Yesterday I had the sudden thought that we don’t say good-mouth as the equal and opposite of bad-mouth. We may compliment or speak well or highly of people, but we don’t go around good-mouthing them. Maybe we should.

Wikitionary and Dictionary.com trace it to a calque from an expression in a Mande language of West Africa, which entered US English via Gullah. Wiktionary also adds “Compare Japanese 悪口 [waruguchi] (“to badmouth”), which is a compound of 悪 [waru] (“bad, wicked”) and 口 [kuchi] (“mouth”)”. I can also think of Latin maledicere/maledico/maledictus (compare English maledict (rare), malediction), so if three such widely separated languages have a word for it, then surely it’s not uncommon. See also Latin benedicere/benedico/ benedictio and English benedict (not used in this sense), benediction

But imagine that one bus driver drives carefully the whole way, while another starts a sign language conversation with a person sitting in the front passenger seat (which really happened some years ago). Which one am I likely to tell you about, or to complain to the bus company about (I didn’t; another passenger asked him to stop it, and he did)? How many large companies have complaints departments instead of compliments departments? Some websites allow the giving of feedback about how we are doing. I’ll guess that at least 90% of the feedback is negative. 

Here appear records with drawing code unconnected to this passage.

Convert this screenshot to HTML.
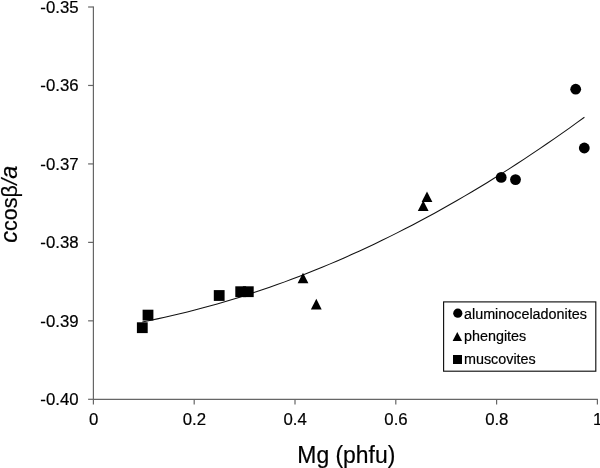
<!DOCTYPE html><html><head><meta charset="utf-8"><title>Mg (phfu) vs ccosβ/a</title>
<style>html,body{margin:0;padding:0;background:#fff;}svg{display:block;}text{font-family:"Liberation Sans",Arial,sans-serif;fill:#000;stroke:#000;stroke-width:0.2px;}</style></head><body>
<svg width="600" height="468" viewBox="0 0 600 468">
<rect width="600" height="468" fill="#fff"/>
<g stroke="#666" stroke-width="1.2" fill="none">
<path d="M93.4,6.5 V399.3"/>
<path d="M92.9,399.3 H597.9"/>
<path d="M88.10000000000001,7.00 H93.4"/>
<path d="M93.40,399.3 V404.6"/>
<path d="M88.10000000000001,85.46 H93.4"/>
<path d="M194.20,399.3 V404.6"/>
<path d="M88.10000000000001,163.92 H93.4"/>
<path d="M295.00,399.3 V404.6"/>
<path d="M88.10000000000001,242.38 H93.4"/>
<path d="M395.80,399.3 V404.6"/>
<path d="M88.10000000000001,320.84 H93.4"/>
<path d="M496.60,399.3 V404.6"/>
<path d="M88.10000000000001,399.30 H93.4"/>
<path d="M597.40,399.3 V404.6"/>
</g>
<g font-size="16.8px">
<text x="78.6" y="12.9" text-anchor="end">-0.35</text>
<text x="78.6" y="91.4" text-anchor="end">-0.36</text>
<text x="78.6" y="169.8" text-anchor="end">-0.37</text>
<text x="78.6" y="248.3" text-anchor="end">-0.38</text>
<text x="78.6" y="326.7" text-anchor="end">-0.39</text>
<text x="78.6" y="405.2" text-anchor="end">-0.40</text>
<text x="93.6" y="425.3" text-anchor="middle">0</text>
<text x="194.4" y="425.3" text-anchor="middle">0.2</text>
<text x="295.2" y="425.3" text-anchor="middle">0.4</text>
<text x="396.0" y="425.3" text-anchor="middle">0.6</text>
<text x="496.8" y="425.3" text-anchor="middle">0.8</text>
<text x="597.6" y="425.3" text-anchor="middle">1</text>
</g>
<text transform="translate(346.3,462.6) scale(1,1.06)" font-size="22.9px" text-anchor="middle">Mg (phfu)</text>
<text transform="translate(17.3,204.2) rotate(-90)" font-size="21.5px" text-anchor="middle"><tspan font-style="italic" font-size="23.5px">c</tspan>cosβ<tspan font-style="italic" dx="0.6">/</tspan><tspan font-style="italic" font-size="23.5px">a</tspan></text>
<path d="M142.3,321.94 L149.8,320.44 L157.3,318.88 L164.8,317.24 L172.3,315.54 L179.8,313.77 L187.3,311.94 L194.8,310.03 L202.2,308.06 L209.7,306.02 L217.2,303.91 L224.7,301.73 L232.2,299.49 L239.7,297.18 L247.2,294.80 L254.7,292.35 L262.2,289.83 L269.7,287.25 L277.2,284.59 L284.7,281.87 L292.2,279.08 L299.7,276.23 L307.2,273.30 L314.6,270.31 L322.1,267.25 L329.6,264.12 L337.1,260.92 L344.6,257.66 L352.1,254.32 L359.6,250.92 L367.1,247.45 L374.6,243.91 L382.1,240.31 L389.6,236.64 L397.1,232.89 L404.6,229.09 L412.1,225.21 L419.5,221.26 L427.0,217.25 L434.5,213.17 L442.0,209.02 L449.5,204.80 L457.0,200.51 L464.5,196.16 L472.0,191.74 L479.5,187.25 L487.0,182.69 L494.5,178.07 L502.0,173.37 L509.5,168.61 L517.0,163.78 L524.5,158.88 L531.9,153.92 L539.4,148.88 L546.9,143.78 L554.4,138.61 L561.9,133.37 L569.4,128.07 L576.9,122.69 L584.4,117.25" fill="none" stroke="#111" stroke-width="1.05"/>
<rect x="136.9" y="322.3" width="10.8" height="10.8" fill="#000"/>
<rect x="142.6" y="309.7" width="10.8" height="10.8" fill="#000"/>
<rect x="213.8" y="290.1" width="10.8" height="10.8" fill="#000"/>
<rect x="235.3" y="286.3" width="10.8" height="10.8" fill="#000"/>
<rect x="242.9" y="286.3" width="10.8" height="10.8" fill="#000"/>
<path d="M303.0,272.7 L308.4,283.3 H297.6 Z" fill="#000"/>
<path d="M316.3,298.8 L321.7,309.4 H310.9 Z" fill="#000"/>
<path d="M423.2,200.4 L428.6,211.0 H417.8 Z" fill="#000"/>
<path d="M427.0,191.5 L432.4,202.1 H421.6 Z" fill="#000"/>
<circle cx="575.7" cy="89.2" r="5.4" fill="#000"/>
<circle cx="584.3" cy="148" r="5.4" fill="#000"/>
<circle cx="501.2" cy="177.4" r="5.4" fill="#000"/>
<circle cx="515.5" cy="179.6" r="5.4" fill="#000"/>
<rect x="443.6" y="301.9" width="152.2" height="69.3" fill="#fff" stroke="#111" stroke-width="1.15"/>
<circle cx="457.8" cy="313.2" r="4.6" fill="#000"/>
<path d="M457.3,332 L462,341 H452.6 Z" fill="#000"/>
<rect x="453" y="355" width="9" height="9" fill="#000"/>
<g font-size="14.35px">
<text x="464" y="318.5">aluminoceladonites</text>
<text x="464" y="341">phengites</text>
<text x="464" y="364">muscovites</text>
</g>
</svg></body></html>
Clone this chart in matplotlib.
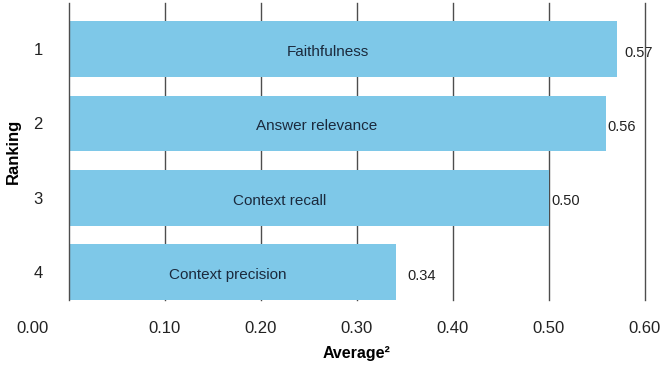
import numpy as np
import matplotlib.pyplot as plt
from matplotlib.transforms import ScaledTranslation

plt.rcParams['font.family'] = ['Liberation Sans', 'DejaVu Sans']

# data
rankings = [1, 2, 3, 4]
metrics = ['Faithfulness', 'Answer relevance', 'Context recall', 'Context precision']
averages = [0.571, 0.559, 0.500, 0.341]
value_labels = ['0.57', '0.56', '0.50', '0.34']
xticks = [0.0, 0.1, 0.2, 0.3, 0.4, 0.5, 0.6]

bar_color = '#7ec8e8'
text_color = '#1b2a3d'

fig = plt.figure(figsize=(6.67, 3.68), dpi=100)
ax = fig.add_axes([0.1034, 0.1848, 0.8636, 0.807])

ax.barh(rankings, averages, height=0.75, color=bar_color, zorder=2)

# grid lines behind bars, the zero line and the last one drawn on top
for t in xticks:
    z = 4 if t in (0.0, 0.6) else 1
    ax.axvline(t, color='#4d4d4d', linewidth=1.0, zorder=z, clip_on=False)

# metric names inside bars (shifted a bit from centre like the original)
name_shift = [-0.016, -0.022, -0.031, -0.005]
for r, v, name, s in zip(rankings, averages, metrics, name_shift):
    ax.text(v / 2 + s, r + 0.04, name, ha='center', va='center',
            fontsize=11, color=text_color, zorder=3)

# value labels right of bars
value_gap = [0.008, 0.002, 0.002, 0.012]
for r, v, lab, g in zip(rankings, averages, value_labels, value_gap):
    ax.text(v + g, r + 0.05, lab, ha='left', va='center',
            fontsize=10.5, color='#222222', zorder=3)

ax.set_xlim(0, 0.6)
ax.set_ylim(4.375, 0.38)
ax.set_xticks(xticks)
ax.set_xticklabels(['%.2f' % t for t in xticks], fontsize=12, color='#222222')
ax.set_yticks(rankings)
ax.set_yticklabels([str(r) for r in rankings], fontsize=12, color='#222222')
ax.tick_params(axis='both', length=0)
ax.tick_params(axis='x', pad=15)
ax.tick_params(axis='y', pad=19)

# the 0.00 label sits left of the zero line in the original
lbl0 = ax.get_xticklabels()[0]
lbl0.set_transform(lbl0.get_transform() + ScaledTranslation(-0.36, 0, fig.dpi_scale_trans))

for sp in ax.spines.values():
    sp.set_visible(False)

ax.set_xlabel('Average²', fontsize=11.5, fontweight='bold', labelpad=7)
ax.set_ylabel('Ranking', fontsize=12, fontweight='bold', labelpad=9)

fig.savefig('out.png', dpi=100)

Many years ago I saw a cartoon of one person complaining about everything to another, who is trying to interrupt. The last panel shows that they are at the complaints counter of a department store. See also Douglas Adams’s Sirius Cybernetics Corporation Complaints Department, which is “the only part of the company to still turn a profit”. 

Online searches for good-mouth found oral and dental products and treatments. Searches for bad-mouth found those alongside the criticise meaning. 

Coincidentally, while I was drafting this post, Browse TV Tropes showed me Accentuate the Negative, which discusses and gives examples of this. Accentuate the Positive is a song by Johnny Mercer and Harold Arlen.